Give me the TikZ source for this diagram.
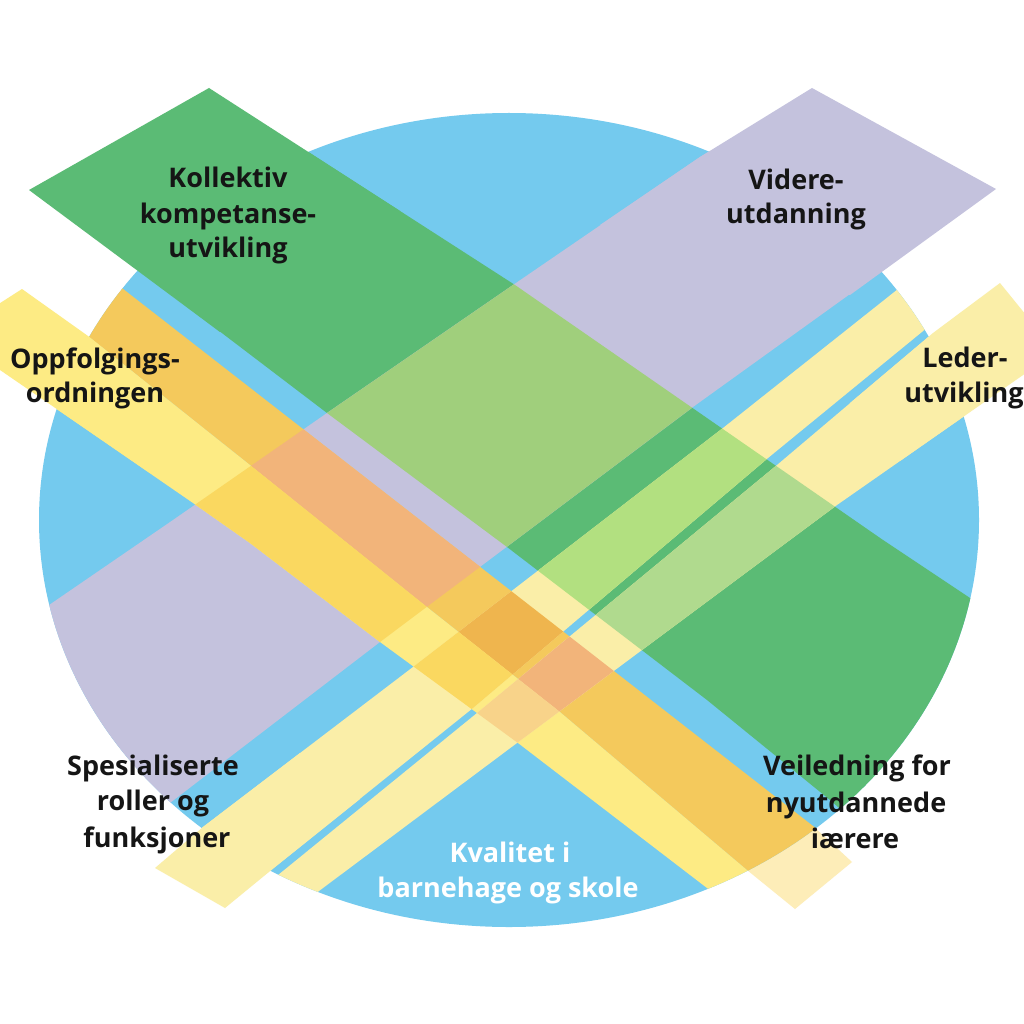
\documentclass[tikz,border=0pt]{standalone}
\usepackage{fontspec}
\setmainfont{Open Sans}
\definecolor{cblue}{HTML}{74CAEE}
\definecolor{cgreen}{HTML}{5BBB75}
\definecolor{cpurple}{HTML}{C4C2DD}
\definecolor{clime}{HTML}{A0CF7C}
\definecolor{cgyb}{HTML}{B2E080}
\definecolor{cgyc}{HTML}{B0DA8E}
\definecolor{cyellow}{HTML}{FDEB84}
\definecolor{corange}{HTML}{F4C95C}
\definecolor{cpale}{HTML}{FAEEA8}
\definecolor{cotip}{HTML}{FDEDB8}
\definecolor{cpeach}{HTML}{F2B47A}
\definecolor{coyb}{HTML}{EFB54E}
\definecolor{cyelpur}{HTML}{FAD860}
\definecolor{cayc}{HTML}{F8D38A}
\definecolor{ctext}{HTML}{151515}
\tikzset{lbl/.style={font=\bfseries\fontsize{27}{35}\selectfont, text=ctext, anchor=base, inner sep=0pt}}
\def\ovalE{(509,520) ellipse [x radius=470, y radius=407]}
\def\bandG{(29,190) -- (209,88) -- (515,285) -- (883,540) -- (970,598) -- (1100,686) -- (950,905) -- (830,800) -- (707,700) -- (507,547) -- (327,413) -- (143,273) -- cycle}
\def\bandP{(812,88) -- (996,189) -- (693,407) -- (380,642) -- (183,793) -- (60,887) -- (-60,680) -- (52,603) -- (173,520) -- (327,413) -- (513,285) -- (700,157) -- cycle}
\def\bandO{(50,232) -- (127,292) -- (813,826) -- (900,894) -- (830,940) -- (747,870) -- (560,712) -- (427,607) -- (250,465) -- (88,336) -- (20,282) -- cycle}
\def\bandA{(22,289) -- (88,336) -- (250,465) -- (427,607) -- (560,712) -- (747,870) -- (830,940) -- (760,929) -- (707,888) -- (518,743) -- (380,642) -- (250,543) -- (193,503) -- (0,370) -- (-20,356) -- (-20,316) -- cycle}
\def\bandYb{(155,868) -- (203,827) -- (413,667) -- (723,428) -- (893,293) -- (980,224) -- (1010,260) -- (928,327) -- (768,458) -- (473,708) -- (275,867) -- (225,908) -- cycle}
\def\bandYc{(200,938) -- (283,871) -- (477,713) -- (777,465) -- (933,333) -- (1000,283) -- (1056,352) -- (963,417) -- (837,505) -- (763,560) -- (517,743) -- (323,888) -- (240,950) -- cycle}
\def\tipG{(29,190) -- (209,88) -- (400,211) -- (220,332) -- cycle}
\def\tipP{(812,88) -- (996,189) -- (850,295) -- (600,225) -- (700,157) -- cycle}
\def\tipA{(-20,316) -- (22,289) -- (88,336) -- (170,402) -- (150,473) -- (0,370) -- (-20,356) -- cycle}
\def\tipYb{(155,868) -- (203,827) -- (300,753) -- (360,799) -- (275,867) -- (225,908) -- cycle}
\def\tipYc{(850,403) -- (933,333) -- (1000,283) -- (1056,352) -- (963,417) -- (900,461) -- cycle}
\def\tipO{(700,738) -- (813,826) -- (852,862) -- (795,909) -- (747,870) -- (650,788) -- cycle}
\begin{document}
\begin{tikzpicture}[x=1pt,y=-1pt]
\useasboundingbox (0,0) rectangle (1024,1024);
\fill[white] (0,0) rectangle (1024,1024);
\clip (0,0) rectangle (1024,1024);
% pale tip of the orange band, outside the oval
\fill[cotip] \tipO;
% the blue oval
\fill[cblue] \ovalE;
\begin{scope}
  \clip \ovalE;
  \fill[cgreen] \bandG;
  \fill[cpurple] \bandP;
  \fill[corange] \bandO;
  \fill[cyellow] \bandA;
  \fill[cpale] \bandYb;
  \fill[cpale] \bandYc;
  \begin{scope}
    \clip \bandG;
    \fill[clime] \bandP;
    \fill[cgyb] \bandYb;
    \fill[cgyc] \bandYc;
  \end{scope}
  \begin{scope}
    \clip \bandO;
    \fill[cpeach] \bandP;
    \fill[coyb] \bandYb;
    \fill[cpeach] \bandYc;
  \end{scope}
  \begin{scope}
    \clip \bandA;
    \fill[cyelpur] \bandP;
    \fill[cyelpur] \bandYb;
    \fill[cayc] \bandYc;
  \end{scope}
\end{scope}
% band ends outside the oval
\fill[cgreen] \tipG;
\fill[cpurple] \tipP;
\fill[cyellow] \tipA;
\fill[cpale] \tipYb;
\fill[cpale] \tipYc;
% labels
\node[lbl] (t1) at (228,188) {Kollektiv};
\node[lbl] (t2) at (228,223) {kompetanse-};
\node[lbl] (t3) at (228,258) {utvikling};
\node[lbl] (t4) at (796,190) {Videre-};
\node[lbl] (t5) at (796,224) {utdanning};
\node[lbl] (t6) at (95,368) {Oppfolgings-};
\node[lbl] (t7) at (95,402) {ordningen};
\node[lbl] (t8) at (965,367) {Leder-};
\node[lbl] (t9) at (964,402) {utvikling};
\node[lbl] (t10) at (153,775) {Spesialiserte};
\node[lbl] (t11) at (153,810) {roller og};
\node[lbl] (t12) at (157,847) {funksjoner};
\node[lbl] (t13) at (857,775) {Veiledning for};
\node[lbl] (t14) at (856,812) {nyutdannede};
\node[lbl] (t15) at (855,848) {iærere};
\node[lbl,text=white] (t16) at (510,862) {Kvalitet i};
\node[lbl,text=white] (t17) at (508,897) {barnehage og skole};
\end{tikzpicture}
\end{document}
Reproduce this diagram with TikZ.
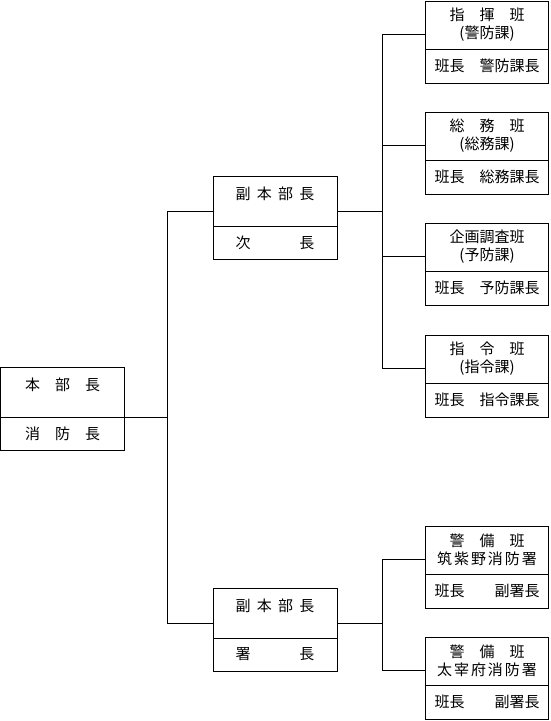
\documentclass[tikz,border=0pt]{standalone}
\usepackage{fontspec}
\newfontfamily\jp{Noto Sans CJK JP}
\usetikzlibrary{positioning}

\begin{document}
\begin{tikzpicture}[x=1pt,y=-1pt,
  link/.style={line width=0.8pt},
  head/.style={draw,line width=0.8pt,outer sep=0pt,minimum width=123pt,minimum height=48pt,
    align=center,font=\jp\fontsize{15}{18}\selectfont},
  post/.style={draw,line width=0.8pt,outer sep=0pt,minimum width=123pt,minimum height=34pt,
    align=center,font=\jp\fontsize{15}{18}\selectfont},
  lift/.style={text depth=16pt}]
  \useasboundingbox (0,0) rectangle (550,721);
  % Headquarters chief
  \node[head,lift,minimum width=124pt,minimum height=50pt,anchor=north west] (hq) at (0.5,367) {本　部　長};
  \node[post,minimum width=124pt,minimum height=33pt,below=0pt of hq] (hq-b) {消　防　長};
  % Deputy chiefs
  \node[head,lift,minimum width=124pt,minimum height=50pt,anchor=north west] (v1) at (213,176.5) {副\hspace{0.42em}本\hspace{0.42em}部\hspace{0.42em}長};
  \node[post,minimum width=124pt,minimum height=33pt,below=0pt of v1] (v1-b) {次\hspace{3.26em}長};
  \node[head,lift,minimum width=124pt,minimum height=50pt,anchor=north west] (v2) at (213,588) {副\hspace{0.42em}本\hspace{0.42em}部\hspace{0.42em}長};
  \node[post,minimum width=124pt,minimum height=33pt,below=0pt of v2] (v2-b) {署\hspace{3.26em}長};
  % Junctions
  \coordinate (busA) at (167,417);
  \coordinate (busB) at (382,211.5);
  \coordinate (busC) at (382,623);
  \draw[link] (hq.south east) -- (busA);
  \draw[link] ([yshift=15pt]v1.south west) -| (busA);
  \draw[link] ([yshift=15pt]v2.south west) -| (busA);
  \draw[link] ([yshift=15pt]v1.south east) -- (busB);
  \draw[link] ([yshift=15pt]v2.south east) -- (busC);
  % Teams under the first deputy
  \foreach \nm/\ty/\title/\chief in {
    cmd/1/{指　揮　班\\(警防課)}/{班長　警防課長},
    gen/112/{総　務　班\\(総務課)}/{班長　総務課長},
    plan/223/{企画調査班\\(予防課)}/{班長　予防課長},
    ord/335/{指　令　班\\(指令課)}/{班長　指令課長}}{
    \node[head,anchor=north west] (\nm) at (425.5,\ty) {\title};
    \node[post,below=0pt of \nm] (\nm-b) {\chief};
    \draw[link] ([yshift=15pt]\nm.south west) -| (busB);
  }
  % Guard teams under the second deputy
  \foreach \nm/\ty/\station in {
    grd1/526/筑紫野消防署,
    grd2/637/太宰府消防署}{
    \node[head,anchor=north west] (\nm) at (425.5,\ty) {警　備　班\\{\addfontfeature{LetterSpace=13}\station}};
    \node[post,below=0pt of \nm] (\nm-b) {班長　　副署長};
    \draw[link] ([yshift=15pt]\nm.south west) -| (busC);
  }
\end{tikzpicture}
\end{document}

# # # # # # #

• _Exercise objective_
Identify the lines that hold the word "diagram". Copy every one of them.

• _Final answer_
Give me the TikZ source for this diagram.
Reproduce this diagram with TikZ.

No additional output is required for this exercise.